§ Problem details:
Transcribe the whole listing without a single picture.

───── Recorded data ─────

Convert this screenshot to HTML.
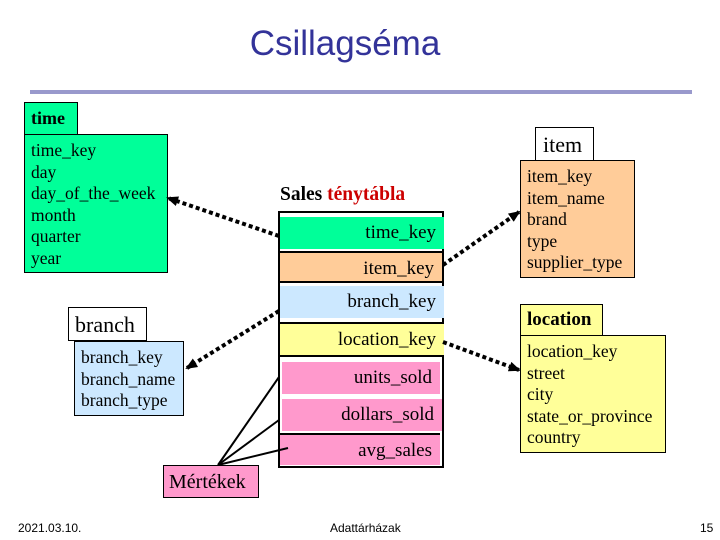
<!DOCTYPE html>
<html><head><meta charset="utf-8"><style>
body{margin:0;width:720px;height:540px;background:#fff;position:relative;overflow:hidden;font-family:"Liberation Serif",serif}
.a{position:absolute;box-sizing:border-box}
.b{border:1px solid #000}
.t{font-size:17.5px;line-height:21.6px;padding:5px 0 0 6px;color:#000;white-space:nowrap}
.r{position:absolute;left:2px;width:162px;height:32px;text-align:right;padding-right:8px;font-size:19px;line-height:32px;box-sizing:border-box;white-space:nowrap}
</style></head><body>
<div class="a" style="left:0;top:24px;width:690px;text-align:center;font-family:'Liberation Sans',sans-serif;font-size:35px;color:#333399">Csillagséma</div>
<div class="a" style="left:30px;top:90px;width:662px;height:4px;background:#9999cc"></div>

<div class="a b" style="left:24px;top:102px;width:54px;height:33px;background:#00ff99;font-weight:bold;font-size:18px;padding:5px 0 0 6px">time</div>
<div class="a b t" style="left:24px;top:134px;width:144px;height:139px;background:#00ff99">time_key<br>day<br>day_of_the_week<br>month<br>quarter<br>year</div>

<div class="a b" style="left:535px;top:127px;width:59px;height:34px;background:#fff;font-size:22px;padding:4px 0 0 7px">item</div>
<div class="a b t" style="left:520px;top:160px;width:115px;height:118px;background:#ffcc99">item_key<br>item_name<br>brand<br>type<br>supplier_type</div>

<div class="a b" style="left:68px;top:307px;width:79px;height:34px;background:#fff;font-size:22px;padding:4px 0 0 6px">branch</div>
<div class="a b t" style="left:74px;top:341px;width:110px;height:75px;background:#cce8ff">branch_key<br>branch_name<br>branch_type</div>

<div class="a b" style="left:520px;top:304px;width:83px;height:32px;background:#ffff99;font-weight:bold;font-size:19px;padding:4px 0 0 6px">location</div>
<div class="a b t" style="left:520px;top:335px;width:146px;height:118px;background:#ffff99">location_key<br>street<br>city<br>state_or_province<br>country</div>

<div class="a" style="left:280px;top:184px;font-weight:bold;font-size:19.5px;white-space:nowrap">Sales <span style="color:#cc0000">ténytábla</span></div>
<div class="a" style="left:278px;top:211px;width:166px;height:257px;border:2px solid #000">
<div class="r" style="top:4px;background:#00ff99;left:0;width:164px">time_key</div>
<div class="r" style="top:38px;background:#ffcc99;border-top:2px solid #000;border-bottom:2px solid #000;left:0">item_key</div>
<div class="r" style="top:73px;background:#cce8ff;left:0;width:164px">branch_key</div>
<div class="r" style="top:109px;background:#ffff99;border-top:2px solid #000;border-bottom:2px solid #000;left:0;width:164px;height:35px">location_key</div>
<div class="r" style="top:149px;background:#ff99cc;left:2px;width:158px">units_sold</div>
<div class="r" style="top:184px;background:#ff99cc;border-top:2px solid #fff;left:2px;width:160px;height:34px">dollars_sold</div>
<div class="r" style="top:220px;background:#ff99cc;border-top:2px solid #000;left:0;width:160px">avg_sales</div>
</div>

<div class="a b" style="left:163px;top:465px;width:96px;height:33px;background:#ff99cc;font-size:20px;padding:5px 0 0 5px;white-space:nowrap">Mértékek</div>

<svg class="a" style="left:0;top:0" width="720" height="540">
<defs><marker id="m" markerUnits="userSpaceOnUse" markerWidth="12" markerHeight="12" refX="10" refY="6" orient="auto"><path d="M0,1L12,6L0,11z" fill="#000"/></marker></defs>
<g stroke="#000" stroke-width="4" stroke-dasharray="4,3" fill="none" marker-end="url(#m)">
<line x1="279" y1="236" x2="168" y2="198"/>
<line x1="443" y1="265" x2="519" y2="212"/>
<line x1="279" y1="311" x2="187" y2="368"/>
<line x1="443" y1="342" x2="519" y2="370"/>
</g>
<g stroke="#000" stroke-width="2">
<line x1="218" y1="465" x2="279" y2="377"/>
<line x1="218" y1="465" x2="279" y2="420"/>
<line x1="218" y1="465" x2="288" y2="448"/>
</g>
</svg>

<div class="a" style="left:18px;top:521px;font-family:'Liberation Sans',sans-serif;font-size:12px">2021.03.10.</div>
<div class="a" style="left:330px;top:521px;font-family:'Liberation Sans',sans-serif;font-size:12px">Adattárházak</div>
<div class="a" style="left:700px;top:521px;font-family:'Liberation Sans',sans-serif;font-size:12px">15</div>
</body></html>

─────

§ Expected output:
Convert this screenshot to HTML.
<!DOCTYPE html>
<html><head><meta charset="utf-8"><style>
body{margin:0;width:720px;height:540px;background:#fff;position:relative;overflow:hidden;font-family:"Liberation Serif",serif}
.a{position:absolute;box-sizing:border-box}
.b{border:1px solid #000}
.t{font-size:17.5px;line-height:21.6px;padding:5px 0 0 6px;color:#000;white-space:nowrap}
.r{position:absolute;left:2px;width:162px;height:32px;text-align:right;padding-right:8px;font-size:19px;line-height:32px;box-sizing:border-box;white-space:nowrap}
</style></head><body>
<div class="a" style="left:0;top:24px;width:690px;text-align:center;font-family:'Liberation Sans',sans-serif;font-size:35px;color:#333399">Csillagséma</div>
<div class="a" style="left:30px;top:90px;width:662px;height:4px;background:#9999cc"></div>

<div class="a b" style="left:24px;top:102px;width:54px;height:33px;background:#00ff99;font-weight:bold;font-size:18px;padding:5px 0 0 6px">time</div>
<div class="a b t" style="left:24px;top:134px;width:144px;height:139px;background:#00ff99">time_key<br>day<br>day_of_the_week<br>month<br>quarter<br>year</div>

<div class="a b" style="left:535px;top:127px;width:59px;height:34px;background:#fff;font-size:22px;padding:4px 0 0 7px">item</div>
<div class="a b t" style="left:520px;top:160px;width:115px;height:118px;background:#ffcc99">item_key<br>item_name<br>brand<br>type<br>supplier_type</div>

<div class="a b" style="left:68px;top:307px;width:79px;height:34px;background:#fff;font-size:22px;padding:4px 0 0 6px">branch</div>
<div class="a b t" style="left:74px;top:341px;width:110px;height:75px;background:#cce8ff">branch_key<br>branch_name<br>branch_type</div>

<div class="a b" style="left:520px;top:304px;width:83px;height:32px;background:#ffff99;font-weight:bold;font-size:19px;padding:4px 0 0 6px">location</div>
<div class="a b t" style="left:520px;top:335px;width:146px;height:118px;background:#ffff99">location_key<br>street<br>city<br>state_or_province<br>country</div>

<div class="a" style="left:280px;top:184px;font-weight:bold;font-size:19.5px;white-space:nowrap">Sales <span style="color:#cc0000">ténytábla</span></div>
<div class="a" style="left:278px;top:211px;width:166px;height:257px;border:2px solid #000">
<div class="r" style="top:4px;background:#00ff99;left:0;width:164px">time_key</div>
<div class="r" style="top:38px;background:#ffcc99;border-top:2px solid #000;border-bottom:2px solid #000;left:0">item_key</div>
<div class="r" style="top:73px;background:#cce8ff;left:0;width:164px">branch_key</div>
<div class="r" style="top:109px;background:#ffff99;border-top:2px solid #000;border-bottom:2px solid #000;left:0;width:164px;height:35px">location_key</div>
<div class="r" style="top:149px;background:#ff99cc;left:2px;width:158px">units_sold</div>
<div class="r" style="top:184px;background:#ff99cc;border-top:2px solid #fff;left:2px;width:160px;height:34px">dollars_sold</div>
<div class="r" style="top:220px;background:#ff99cc;border-top:2px solid #000;left:0;width:160px">avg_sales</div>
</div>

<div class="a b" style="left:163px;top:465px;width:96px;height:33px;background:#ff99cc;font-size:20px;padding:5px 0 0 5px;white-space:nowrap">Mértékek</div>

<svg class="a" style="left:0;top:0" width="720" height="540">
<defs><marker id="m" markerUnits="userSpaceOnUse" markerWidth="12" markerHeight="12" refX="10" refY="6" orient="auto"><path d="M0,1L12,6L0,11z" fill="#000"/></marker></defs>
<g stroke="#000" stroke-width="4" stroke-dasharray="4,3" fill="none" marker-end="url(#m)">
<line x1="279" y1="236" x2="168" y2="198"/>
<line x1="443" y1="265" x2="519" y2="212"/>
<line x1="279" y1="311" x2="187" y2="368"/>
<line x1="443" y1="342" x2="519" y2="370"/>
</g>
<g stroke="#000" stroke-width="2">
<line x1="218" y1="465" x2="279" y2="377"/>
<line x1="218" y1="465" x2="279" y2="420"/>
<line x1="218" y1="465" x2="288" y2="448"/>
</g>
</svg>

<div class="a" style="left:18px;top:521px;font-family:'Liberation Sans',sans-serif;font-size:12px">2021.03.10.</div>
<div class="a" style="left:330px;top:521px;font-family:'Liberation Sans',sans-serif;font-size:12px">Adattárházak</div>
<div class="a" style="left:700px;top:521px;font-family:'Liberation Sans',sans-serif;font-size:12px">15</div>
</body></html>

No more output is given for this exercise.